NuFuel & MMSNF 2015

First Workshop on Research into Nuclear Fuel in Europe
and Materials Modeling and Simulation for Nuclear Fuels Workshop
Karlsruhe, Germany, November 16th to 18th, 2015

Updated: Tue 08 Dec 2015, 14:27

Talk 3.6: Valence states and local structure of Gd doped actinide oxides (U1-xGdx)O2 and (Th1-xGdx)O2 measured by X-ray Absorption Spectrometry on the MARS beamline.

René Bès1, J. Pakarinen2, S. Conradson3, I. Makkonen1, A. Baena2, M. Verwerft2, F. Tuomisto1
  • 1: Aalto University, Finland
  • 2: SCK-CEN, Belgium
  • 3: MARS beamline, SOLEIL synchrotron, FRANCE

Abstract

To improve the performance of nuclear fuels, one has to extend the capabilities of UO2 fuels and develop alternatives, such as thoria based fuels [1,2]. To this aim, doped fuels such as (U1-xGdx)O2 and (Th1-xGdx)O2 allow controlled properties along fuel life-time, are of interest.

Gadolinia doped UO2 is widely used to reduce the power peaking and excess reactivity during the first reactor cycle of fresh fuel assemblies as 155Gd and 157Gd isotope act as burnable neutron absorber. According to the fuel assembly design and the core management constraints, the concentration of Gd varies between 2 wt.% and 10 wt.% (weight fraction of Gd2O3). In such concentrations, Gd and UO2 form a solid solution (U1-xGdx)O2 which keeps the fluorite structure of UO2 by substituting U4+ ions by Gd3+. The charge balance is usually considered as only modification of the valence state of U4+ to U5+ in good agreement with the fact that several phases are only observed for x>0.5 [3]. Nevertheless, theoretical studies have recently revealed that it involves not only U4+/U5+ valence state mixing but also oxygen vacancies.
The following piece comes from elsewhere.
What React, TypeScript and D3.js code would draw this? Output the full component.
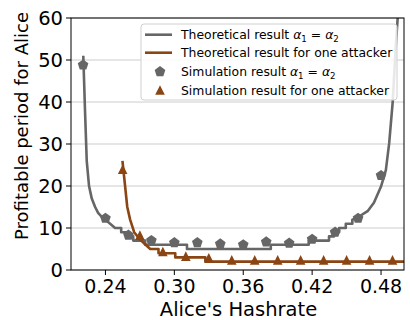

Thorium based nuclear fuels represent potential alternatives to uranium based fuels as the fission of thorium isotopes can reduce the long-lived radioactive nuclides. The influence of gadolinium content on doped thoria is of great interest to evaluate performance of this alternative fuel. The charge compensation is here awaited to be due to the presence of oxygen vacancies only, as recently demonstrated by molecular dynamics calculations [4]. Indeed, for thorium atoms, valence state modification is not allowed and Th4+ remains the only possible valence state in the fluorite structure.

The challenging question of the complex interplay between atomic defects and valence state mixing in (U1-xGdx)O2 and (Th1-xGdx)O2 will be discussed on the basis of X-ray Absorption Spectroscopy and theoretical calculations.

References:
  1. O. Lung et al., Nucl. Eng. Design, 180 (1998) 133.
  2. M. Osaka, et al., J. Nucl. Sci. Technol., 43 (2006) 367.
  3. M. Durazzo, et al., J. Nucl. Mater., 400 (2010) 183.
  4. M. Osaka, et al., J. Nucl. Sci. Technol., 44 (2007) 1543.